Returning on the Monday, all was well, the delivery was there, and it was just a matter of clearing it through Customs – and duty of €180 - before it would be released to me! After negotiating with the officer (“How much can you pay?”) he agreed to release it to me for a much more reasonable figure, and I left the building happily clutching my delivery.

It was then up to Roland’s workshop. While looking for accommodation on entering Yaoundé on Friday, a Yamaha Tenere had pulled up next to me –the first serious off road bike I’d seen in Africa. After a brief chat in the rush hour traffic, the local rider had urged me to visit Roland, well known here as a keen off roader in his day (“He’s crazy. He does things on a bike no one else would attempt!”). Finding his workshop, he welcomed me and was a great help, offering whatever assistance I needed, and not accepting any payment. Roland had some tales about off roading in Cameroon. In one event through the forest a few of them stopped at a village for directions to find it deserted, though with signs of life all around, cooking fires still burning, clothes drying, huts with signs of occupation. But nobody around. They had fled into the forest in fear at the sound of the arriving bikes.

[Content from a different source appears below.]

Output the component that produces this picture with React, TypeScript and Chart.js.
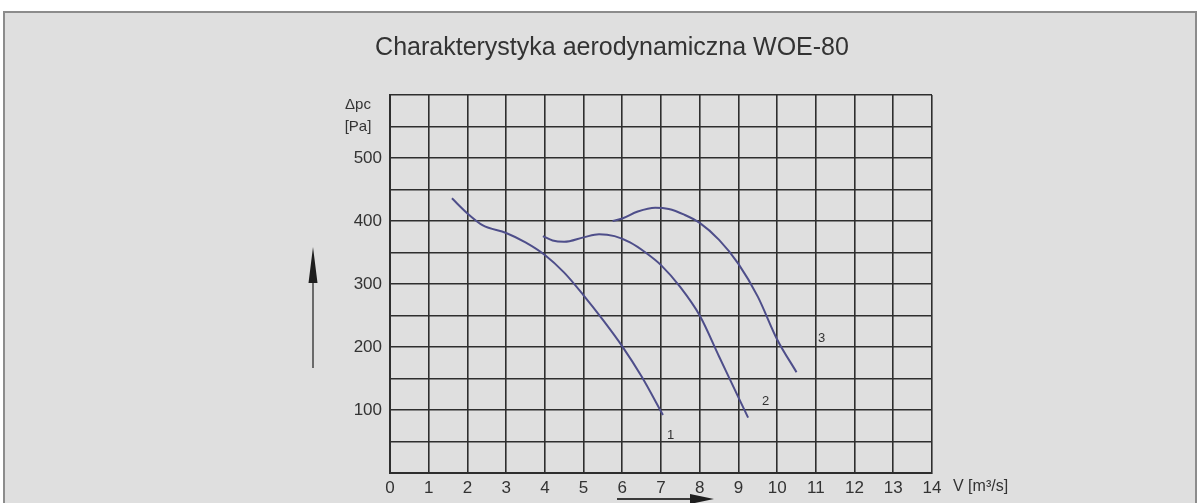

In the DHL delivery along with the TKC 80 tyres, there was a new DID x-ring chain and sprockets. These had been organised and sent by BMT Tyres in Blanchardstown, the delivery generously paid for by PM Motorcycles in Mountrath. (Also included were enough Barry’s tea bags to keep me going to South Africa and back again!) The chain and sprockets still had a few thousand kms left on them despite not having being greased all the way from Ireland. The accepted wisdom is that in the north African conditions the dust and sand sticks to the grease, serving as a grinding paste, actually wearing the chain and sprockets quicker. My tyres too had a few thousand kms left on them. Roland was grateful for them.

My birthday fell that weekend which was handy. I celebrated in a nearby restaurant Les Feuilles Vertes with a delicious local dish – N’Dole with Capitaine Fumé, the meaty fresh water fish in a tangy, tasty spinach based sauce. Later, along with a couple from the overland crowd – the others were happy staying with the trucks drinking beer and making their own entertainment, a familiar phenomenon - I wanted to experience some local entertainment and we found ourselves at an outdoor party in the locality. Initially things were subdued, a few beers (Guinness – strong at nearly 8% and popular through W Africa), then the drums came out. Two large standup tom toms, a few djembes and various other percussive tools. Slowly the energy picked up, and a few girls began gyrating to the beat. This continued picking up momentum until later the rhythm seemed to cross into that transcendent zone – absolutely mesmerising, almost hypnotic. And the dancing became frenetic, the dancers giving themselves totally to the music. I couldn’t stay in my seat and, as was my usual habit, hung out at the back of the crowd, unable to resist moving to the whole thing. Partygoers were taking turns dancing in front of the drummers for a few minutes, and a few attempts were made to get me involved which I managed to resist, despite one very determined effort by quite a strong young one to physically haul me in. Of course as the only ‘blancs’ there it was difficult to remain anonymous. When the main man leading the dance insisted I step up, there was no way out and I reluctantly took my turn. These folks were throwing their whole being into the rhythm, and with some skill. It was intoxicating to be a part of it. A great birthday!

Despite the indulgences, the overlanders company, and the big city distractions it felt good to be on the road again, heading south. A half days ride brought me to the border with Gabon, and the Central African jungle.